The Sims 4 Tiny Living Stuff pack is out and this time, it focuses on all things small. Well, maybe not all things. This pack appears to be making the best of the current trend of tiny houses that you’ve probably seen on social media. Things like converted shipping containers or multi-story narrow living spaces. Essentially, people with little space making the most out of it.
I’m not sure if we should be romanticising this as it’s usually about overcrowding, high rent, and poor folks, but some of the challenges it provides are pretty cool and the results, if done well, are intensely aesthetically pleasing.
The whole pack has a cozy Kmart vibe to it. Everything has those teal and other muted colours combined with wood or white palettes. There are even succulents and candles, so you can be sure no matter how hip your sims are, this pack can accommodate them.
The Sims 4 Tiny Living Stuff Review
When it comes to customising your sims, knit sweaters and short thick hairdos are amongst the items on offer. It gives a sense of high practicality and comfort which the pack is generally trying to exude. I don’t know if any of these items on their own would be enough to entice me, but coming in the pack they help match your sims to the vibe of the tiny houses which I did enjoy.
The main feature in the Tiny Living Stuff pack is the tiny living itself. You can now choose to live on very small lots of 100 squares or less. Doing so will meet certain requirements and give your Sims buffs like lower bills, faster skill growth, or longer good moods.

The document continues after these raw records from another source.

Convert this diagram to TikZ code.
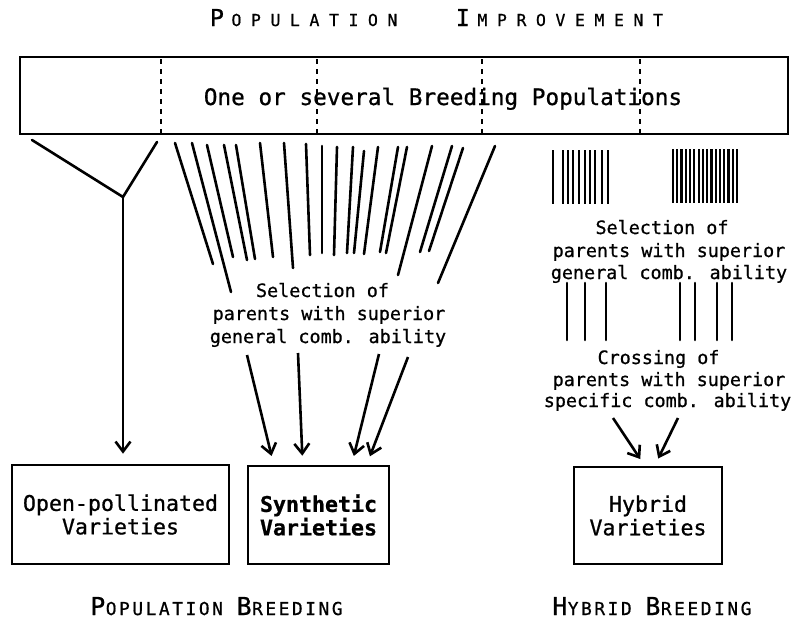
\documentclass[tikz,border=0pt]{standalone}
\usepackage{fontspec}
\setmainfont{DejaVu Sans Mono}[FakeBold=0.8]
\newfontfamily\synfont{DejaVu Sans Mono}[FakeBold=0.8]
\usetikzlibrary{arrows.meta}
\makeatletter
\newcommand\spacedcaps[3]{\@tfor\spc@x:=#3\do{\makebox[#1]{#2\spc@x}}}
\makeatother
\newcommand\ttlbig{\fontsize{23.3}{24}\selectfont}
\newcommand\ttlsmall{\fontsize{16.5}{18}\selectfont}
\newcommand\botbig{\fontsize{24.7}{26}\selectfont}
\newcommand\botsmall{\fontsize{17.8}{19}\selectfont}
\begin{document}
\begin{tikzpicture}[x=1pt,y=-1pt,
  box/.style={draw, line width=2.6pt, inner sep=0pt},
  lbl/.style={font=\fontsize{21.6}{23.5}\selectfont, align=center},
  txt/.style={font=\fontsize{18.4}{22}\selectfont, anchor=base, inner sep=0pt},
  fan/.style={line width=2.6pt, line cap=round},
  bar/.style={line width=2.2pt},
  arr/.style={line width=2.6pt, -{Straight Barb[length=10pt,width=15pt]}},
  sep/.style={line width=1.8pt, dash pattern=on 5pt off 5pt},
  ttl/.style={anchor=base west, inner sep=0pt}]
\useasboundingbox (0,0) rectangle (795,629);

% titles
\node[ttl] (t1) at (207,26) {\spacedcaps{19.5pt}{\ttlbig}{P}\spacedcaps{19.5pt}{\ttlsmall}{OPULATION}};
\node[ttl] (t2) at (453,26) {\spacedcaps{19.5pt}{\ttlbig}{I}\spacedcaps{19.5pt}{\ttlsmall}{MPROVEMENT}};

% breeding populations box
\node[box, minimum width=768pt, minimum height=77pt] (pop) at (404,95.5) {};
\foreach \x in {161,317,482,640} \draw[sep] (\x,59) -- (\x,133);
\node[font=\fontsize{22.7}{24}\selectfont, anchor=base, inner sep=0pt] (poptxt) at (443,105) {One or several Breeding Populations};

% result boxes
\node[box, lbl, minimum width=217pt, minimum height=99pt] (op) at (120.5,514.5) {Open-pollinated\\Varieties};
\node[box, lbl, font=\fontsize{21.6}{23.5}\selectfont\synfont\bfseries, minimum width=141pt, minimum height=98pt] (syn) at (318.5,515) {Synthetic\\Varieties};
\node[box, lbl, minimum width=148pt, minimum height=97pt] (hyb) at (648,515.5) {Hybrid\\Varieties};

% open-pollinated branch
\coordinate (yj) at (123,197);
\draw[fan, line join=round] (32,140) -- (yj) -- (157,142);
\draw[arr, shorten >=10pt] (yj) -- (yj |- op.north);

% fan of selected lines
\foreach \a/\b/\c/\d in {175/143/213/264, 192/143/231/292, 207/145/233/257, 224/145/247/260,
  236/145/255/259, 260/143/273/257, 284/143/293/268, 306/144/310/255, 322/146/322/253,
  337/147/334/255, 353/147/347/253, 364/151/354/253, 378/147/364/254, 398/147/380/252,
  407/147/386/253, 432/146/398/275, 452/146/420/252, 463/148/429/251, 495/146/438/283}
  \draw[fan] (\a,\b) -- (\c,\d);

% middle text
\node[txt] (s1) at (322.5,297) {Selection of};
\node[txt] (s2) at (329,320) {parents with superior};
\node[txt] (s3) at (328,343) {general comb. ability};

% arrows to synthetic
\draw[arr, shorten >=9pt] (247,355) -- ([xshift=27pt]syn.north west);
\draw[arr, shorten >=9pt] (298,353) -- ([xshift=56pt]syn.north west);
\draw[arr, shorten >=9pt] (379,354) -- ([xshift=105pt]syn.north west);
\draw[arr, shorten >=9pt] (408,357) -- ([xshift=120pt]syn.north west);

% hybrid branch
\foreach \x in {553,563,568,573,579,585,590,595,602,608} \draw[bar] (\x,150) -- (\x,204);
\foreach \i in {0,...,15} \draw[bar] ({673+4.27*\i},149) -- ({673+4.27*\i},203);
\node[txt] (r1) at (662,234) {Selection of};
\node[txt] (r2) at (669,257) {parents with superior};
\node[txt] (r3) at (669,279) {general comb. ability};
\foreach \x in {567,585,606,680,695,717,732} \draw[fan] (\x,283) -- (\x,340);
\node[txt] (c1) at (658.5,364) {Crossing of};
\node[txt] (c2) at (669,386) {parents with superior};
\node[txt] (c3) at (667.5,407) {specific comb. ability};
\draw[arr, shorten >=8pt] (613,418) -- ([xshift=72pt]hyb.north west);
\draw[arr, shorten >=8pt] (678,418) -- ([xshift=82pt]hyb.north west);

% bottom titles
\node[ttl] (b1) at (91,615) {\spacedcaps{13.3pt}{\botbig}{P}\spacedcaps{13.3pt}{\botsmall}{OPULATION}\makebox[13.3pt]{}\spacedcaps{13.3pt}{\botbig}{B}\spacedcaps{13.3pt}{\botsmall}{REEDING}};
\node[ttl] (b2) at (553,615) {\spacedcaps{13.3pt}{\botbig}{H}\spacedcaps{13.3pt}{\botsmall}{YBRID}\makebox[13.3pt]{}\spacedcaps{13.3pt}{\botbig}{B}\spacedcaps{13.3pt}{\botsmall}{REEDING}};
\end{tikzpicture}
\end{document}
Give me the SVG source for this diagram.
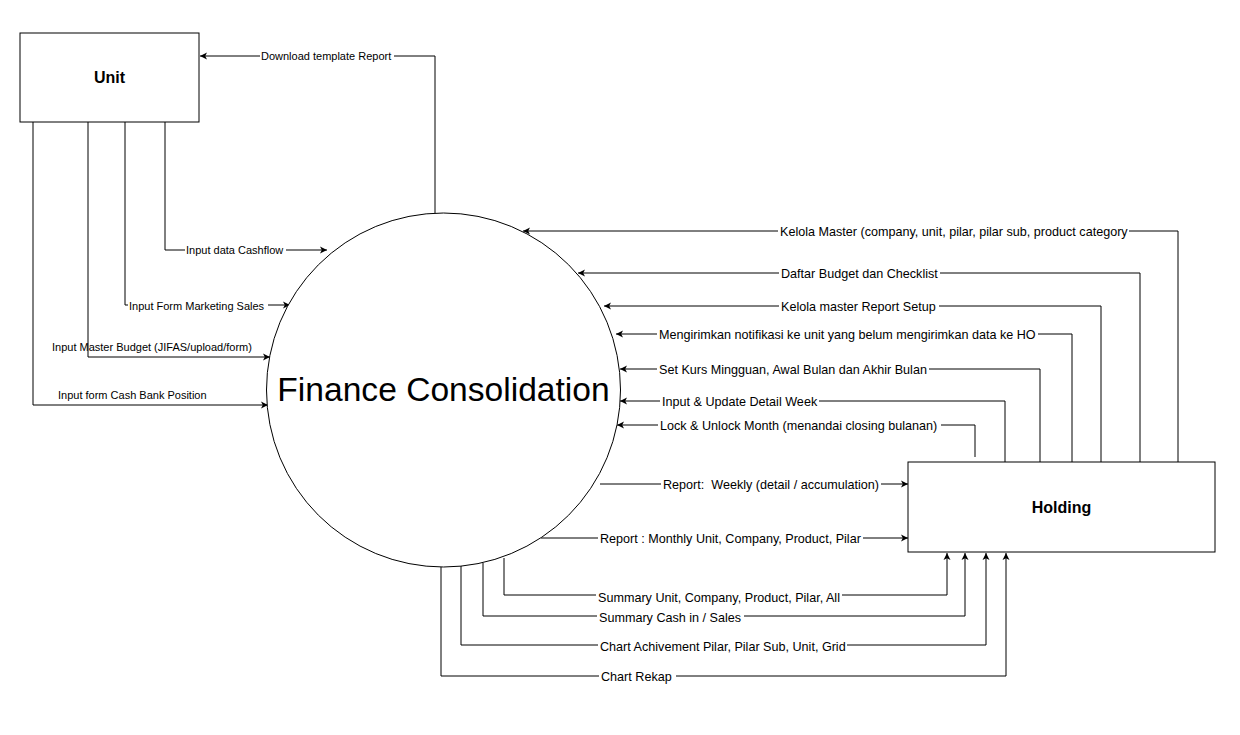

The lower rent makes sense but the others I’m not too sure about.
Essentially, according to The Sims 4 living in a tiny room just makes you better at stuff and more fulfilled. Are they trying to get me to rent a room in San Francisco?
Itty Bitty Living Space
That being said, creating small living spaces isn’t a new thing in the Sims and being rewarded for living up to the previously self-set challenge is kinda cool. The pack also comes with a bunch of items to help make this easier.
Among the most useful are the new TV cabinet options which allow you to use a small area for multiple purposes instead of just a TV. This means you don’t have to dedicate separate space to things like a TV, bookshelf, or radio. Instead, it’s all there and it’s an elegant solution.
There are single space desks, small tables and chairs, and the option to put things like televisions down on smaller surfaces. It all helps to make the space as tiny as possible while still functional and for some of the items it really works. The table with high chairs, for example, absolutely allows you to cram a sitting situation for four Sims into previously impossible spaces. There’s just one thing that truly baffles me.
These God Damned Beds
The Sims 4 Tiny Living Stuff’s feature that excited me the most was actually kind of a letdown. It has these beds that fold out from the walls to save space. One of them will even act as a couch while you’re not using it and have bookshelves around them to once again maximise on the use of a single piece of furniture.
Unfortunately, there are some really weird oversights with them that make it almost redundant.
Firstly, you can’t put anything in front of the beds for three solid squares which means it essentially still takes up the same amount of space in a room. Secondly, these things are an absolute death trap. I don’t know who invented these things but Sims clearly don’t know how to use them as there’s a chance your Sim will die pulling the bed down to sleep on it. They are also electronic and break constantly.
In the end, it doesn’t really save any space at all, especially as you still need the space either side of the bed to use effectively, and it’s a pretty high-risk item if you want your Sims to stay alive. This is such a shame because I really like the idea behind them and think they look really nice. It seems like bunk beds, or those beds with the desks underneath them would have been a more space-saving solution than these and it’s just truly bizarre.
It got me thinking about other things that could make more sense in a Tiny Living Stuff pack. Things like spiral staircases or even ladders so your precious squares aren’t taken up so heavily by adding a regular one. If you do have to use normal stairs, why not give them storage underneath or maybe even Harry Potter style bedroom potential?
Or more kitchen options like desktop stoves or bar fridges. These little touches seem oddly missed for such a focused pack but there’s only so much that can be added, which is understandable.
That isn’t to say this is a bad item pack, though. Most of what’s included works for the theme and almost everything has a really nice aesthetically pleasing component to it. I enjoy the way it forces you to think differently if you want to earn those bonuses and you can absolutely use these pieces of furniture to construct very tiny and beautiful homes.
There is real challenge in this if you want it as even when you’ve got things perfectly laid out, all it takes is one dropped item from your Sims to ruin everything. However, for the cheats among us, anything you place outdoors doesn’t count, so you can still go extravagant just in different ways.
The Sims 4 Tiny Living Stuff Pack was reviewed on PC using a digital copy provided by EA.